Set problem ▸ Quote the lines exactly, starting with the line that contains "Reproduce this diagram with TikZ." and ending with the line that contains "(b2) at (191,474)", and leave out all other lines.

Data for the task ▸

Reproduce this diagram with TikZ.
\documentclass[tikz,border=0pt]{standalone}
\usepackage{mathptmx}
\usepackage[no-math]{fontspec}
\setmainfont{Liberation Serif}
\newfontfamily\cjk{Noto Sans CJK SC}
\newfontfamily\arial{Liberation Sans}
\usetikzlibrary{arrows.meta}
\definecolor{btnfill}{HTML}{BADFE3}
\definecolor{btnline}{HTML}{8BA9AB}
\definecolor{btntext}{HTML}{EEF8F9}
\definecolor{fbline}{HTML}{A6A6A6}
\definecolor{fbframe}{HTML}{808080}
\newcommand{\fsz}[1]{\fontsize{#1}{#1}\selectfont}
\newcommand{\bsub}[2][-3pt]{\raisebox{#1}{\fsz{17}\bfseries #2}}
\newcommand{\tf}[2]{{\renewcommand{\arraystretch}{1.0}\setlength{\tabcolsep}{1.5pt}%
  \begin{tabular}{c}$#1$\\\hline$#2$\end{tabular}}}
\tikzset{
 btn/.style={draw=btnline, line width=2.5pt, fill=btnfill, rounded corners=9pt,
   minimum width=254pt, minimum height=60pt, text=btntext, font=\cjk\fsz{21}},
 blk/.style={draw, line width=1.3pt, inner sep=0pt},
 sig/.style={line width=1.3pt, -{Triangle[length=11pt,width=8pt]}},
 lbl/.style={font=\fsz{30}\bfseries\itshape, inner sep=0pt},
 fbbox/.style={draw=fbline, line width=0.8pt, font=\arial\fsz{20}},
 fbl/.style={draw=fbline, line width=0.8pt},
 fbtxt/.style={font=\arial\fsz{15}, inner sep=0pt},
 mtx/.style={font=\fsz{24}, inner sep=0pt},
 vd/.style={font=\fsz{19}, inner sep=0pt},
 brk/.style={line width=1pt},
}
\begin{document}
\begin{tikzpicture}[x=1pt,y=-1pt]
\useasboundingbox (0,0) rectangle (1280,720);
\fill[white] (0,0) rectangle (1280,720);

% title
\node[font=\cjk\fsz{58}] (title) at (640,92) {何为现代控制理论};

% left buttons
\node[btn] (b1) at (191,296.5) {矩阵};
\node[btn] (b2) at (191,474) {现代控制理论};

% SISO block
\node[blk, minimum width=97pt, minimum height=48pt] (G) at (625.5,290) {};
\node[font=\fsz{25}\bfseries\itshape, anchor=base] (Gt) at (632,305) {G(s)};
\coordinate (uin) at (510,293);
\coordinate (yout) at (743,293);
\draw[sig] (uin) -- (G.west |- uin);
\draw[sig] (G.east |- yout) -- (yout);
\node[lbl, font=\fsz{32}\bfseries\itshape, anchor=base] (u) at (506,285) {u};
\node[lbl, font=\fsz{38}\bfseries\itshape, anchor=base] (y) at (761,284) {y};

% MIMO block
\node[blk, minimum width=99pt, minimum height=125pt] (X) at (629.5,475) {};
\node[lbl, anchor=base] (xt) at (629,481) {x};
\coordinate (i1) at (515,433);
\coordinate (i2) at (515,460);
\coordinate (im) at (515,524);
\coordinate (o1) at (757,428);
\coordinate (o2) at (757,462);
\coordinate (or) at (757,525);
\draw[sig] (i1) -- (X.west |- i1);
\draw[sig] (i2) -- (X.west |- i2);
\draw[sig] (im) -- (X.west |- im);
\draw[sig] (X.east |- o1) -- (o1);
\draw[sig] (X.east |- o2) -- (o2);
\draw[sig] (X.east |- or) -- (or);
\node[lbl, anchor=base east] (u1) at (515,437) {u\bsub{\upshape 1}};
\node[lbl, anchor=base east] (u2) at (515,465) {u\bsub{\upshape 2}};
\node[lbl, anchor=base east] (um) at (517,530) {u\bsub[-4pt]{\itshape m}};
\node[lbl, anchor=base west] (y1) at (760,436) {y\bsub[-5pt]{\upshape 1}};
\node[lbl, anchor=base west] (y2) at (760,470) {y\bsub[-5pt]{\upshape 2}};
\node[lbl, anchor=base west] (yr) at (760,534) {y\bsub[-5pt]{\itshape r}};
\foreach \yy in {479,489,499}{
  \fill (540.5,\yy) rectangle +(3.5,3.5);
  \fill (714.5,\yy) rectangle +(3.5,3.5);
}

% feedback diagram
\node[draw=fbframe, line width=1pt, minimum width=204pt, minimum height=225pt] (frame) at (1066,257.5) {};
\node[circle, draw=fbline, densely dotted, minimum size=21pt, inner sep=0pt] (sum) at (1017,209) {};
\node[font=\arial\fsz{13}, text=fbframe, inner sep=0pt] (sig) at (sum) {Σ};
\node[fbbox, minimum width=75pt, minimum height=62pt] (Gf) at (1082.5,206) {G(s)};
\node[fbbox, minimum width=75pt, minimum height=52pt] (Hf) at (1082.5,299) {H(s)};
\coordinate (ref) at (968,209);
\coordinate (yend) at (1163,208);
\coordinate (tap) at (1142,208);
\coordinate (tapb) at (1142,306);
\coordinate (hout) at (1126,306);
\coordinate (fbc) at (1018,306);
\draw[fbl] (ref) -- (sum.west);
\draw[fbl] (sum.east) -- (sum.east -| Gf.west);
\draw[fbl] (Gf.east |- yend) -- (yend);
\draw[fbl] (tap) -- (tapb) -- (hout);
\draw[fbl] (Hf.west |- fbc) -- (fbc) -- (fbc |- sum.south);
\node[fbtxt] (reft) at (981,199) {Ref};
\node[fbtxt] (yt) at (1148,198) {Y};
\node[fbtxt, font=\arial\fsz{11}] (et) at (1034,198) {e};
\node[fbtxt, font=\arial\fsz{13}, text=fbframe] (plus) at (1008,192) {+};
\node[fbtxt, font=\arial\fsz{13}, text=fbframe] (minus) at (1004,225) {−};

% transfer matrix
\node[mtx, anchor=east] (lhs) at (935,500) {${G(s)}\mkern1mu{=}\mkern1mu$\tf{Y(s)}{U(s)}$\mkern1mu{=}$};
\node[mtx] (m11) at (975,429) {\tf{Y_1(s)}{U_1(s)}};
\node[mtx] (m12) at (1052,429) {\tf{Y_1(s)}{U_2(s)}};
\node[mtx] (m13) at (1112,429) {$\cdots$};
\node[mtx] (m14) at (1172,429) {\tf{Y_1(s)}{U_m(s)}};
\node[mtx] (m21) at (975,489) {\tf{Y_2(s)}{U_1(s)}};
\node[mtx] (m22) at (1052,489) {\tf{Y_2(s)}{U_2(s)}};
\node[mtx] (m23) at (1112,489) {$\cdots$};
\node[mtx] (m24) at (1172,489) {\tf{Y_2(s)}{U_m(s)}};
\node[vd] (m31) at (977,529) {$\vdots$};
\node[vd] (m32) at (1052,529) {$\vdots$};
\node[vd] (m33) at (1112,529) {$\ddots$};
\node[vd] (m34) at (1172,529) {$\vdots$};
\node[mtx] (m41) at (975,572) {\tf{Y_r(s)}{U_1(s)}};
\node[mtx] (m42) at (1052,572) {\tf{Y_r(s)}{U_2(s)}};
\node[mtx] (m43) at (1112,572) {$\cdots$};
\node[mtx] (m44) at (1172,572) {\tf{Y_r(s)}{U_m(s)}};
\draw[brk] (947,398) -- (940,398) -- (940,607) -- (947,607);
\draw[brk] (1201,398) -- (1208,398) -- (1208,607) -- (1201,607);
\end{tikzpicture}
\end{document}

---

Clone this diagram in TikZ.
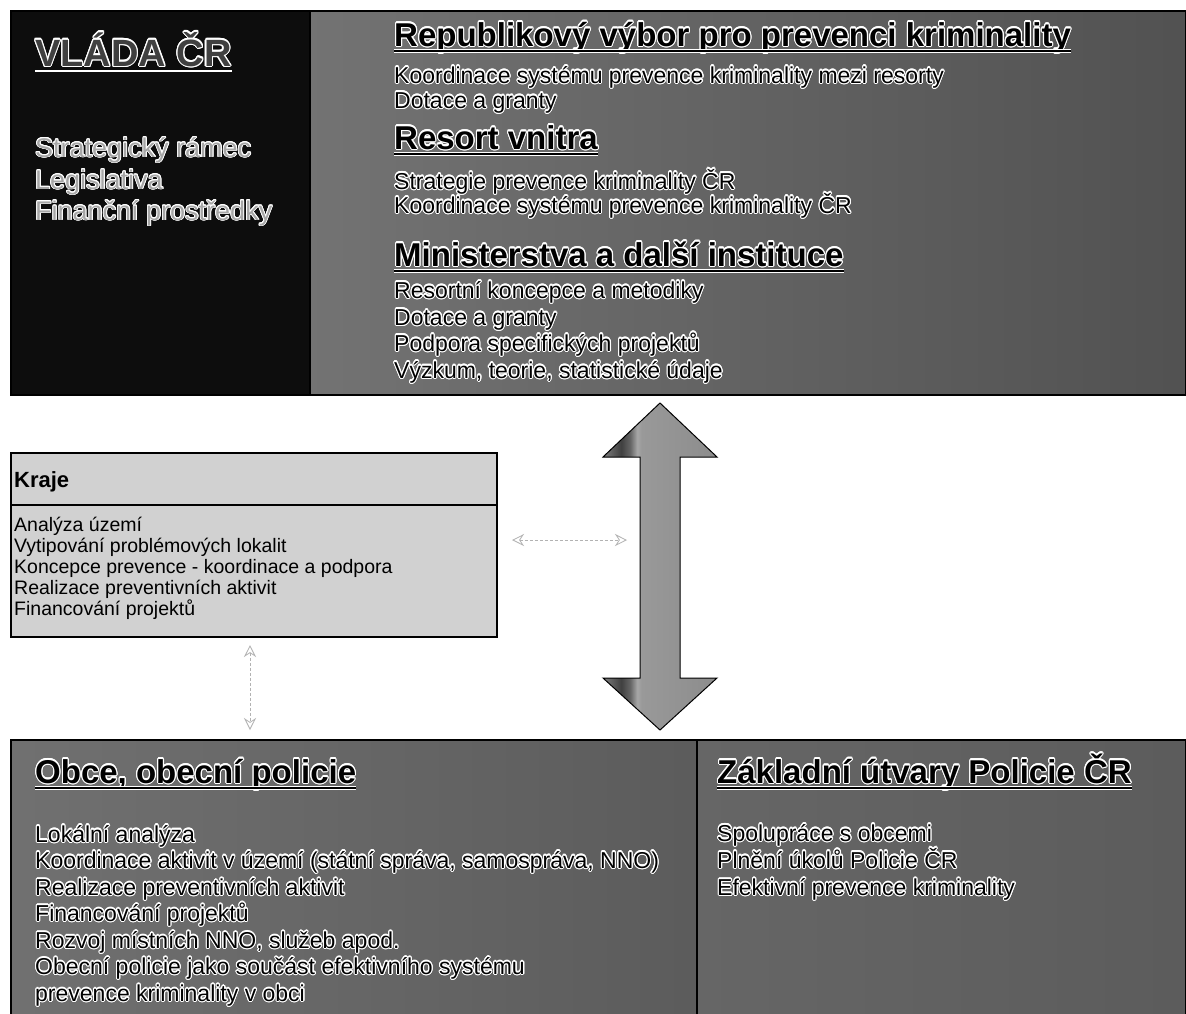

Worked answer ▸
Reproduce this diagram with TikZ.
\documentclass[tikz,border=0pt]{standalone}
\usepackage{mathptmx}
\usepackage[no-math]{fontspec}
\setmainfont{Liberation Serif}
\newfontfamily\cjk{Noto Sans CJK SC}
\newfontfamily\arial{Liberation Sans}
\usetikzlibrary{arrows.meta}
\definecolor{btnfill}{HTML}{BADFE3}
\definecolor{btnline}{HTML}{8BA9AB}
\definecolor{btntext}{HTML}{EEF8F9}
\definecolor{fbline}{HTML}{A6A6A6}
\definecolor{fbframe}{HTML}{808080}
\newcommand{\fsz}[1]{\fontsize{#1}{#1}\selectfont}
\newcommand{\bsub}[2][-3pt]{\raisebox{#1}{\fsz{17}\bfseries #2}}
\newcommand{\tf}[2]{{\renewcommand{\arraystretch}{1.0}\setlength{\tabcolsep}{1.5pt}%
  \begin{tabular}{c}$#1$\\\hline$#2$\end{tabular}}}
\tikzset{
 btn/.style={draw=btnline, line width=2.5pt, fill=btnfill, rounded corners=9pt,
   minimum width=254pt, minimum height=60pt, text=btntext, font=\cjk\fsz{21}},
 blk/.style={draw, line width=1.3pt, inner sep=0pt},
 sig/.style={line width=1.3pt, -{Triangle[length=11pt,width=8pt]}},
 lbl/.style={font=\fsz{30}\bfseries\itshape, inner sep=0pt},
 fbbox/.style={draw=fbline, line width=0.8pt, font=\arial\fsz{20}},
 fbl/.style={draw=fbline, line width=0.8pt},
 fbtxt/.style={font=\arial\fsz{15}, inner sep=0pt},
 mtx/.style={font=\fsz{24}, inner sep=0pt},
 vd/.style={font=\fsz{19}, inner sep=0pt},
 brk/.style={line width=1pt},
}
\begin{document}
\begin{tikzpicture}[x=1pt,y=-1pt]
\useasboundingbox (0,0) rectangle (1280,720);
\fill[white] (0,0) rectangle (1280,720);

% title
\node[font=\cjk\fsz{58}] (title) at (640,92) {何为现代控制理论};

% left buttons
\node[btn] (b1) at (191,296.5) {矩阵};
\node[btn] (b2) at (191,474) {现代控制理论};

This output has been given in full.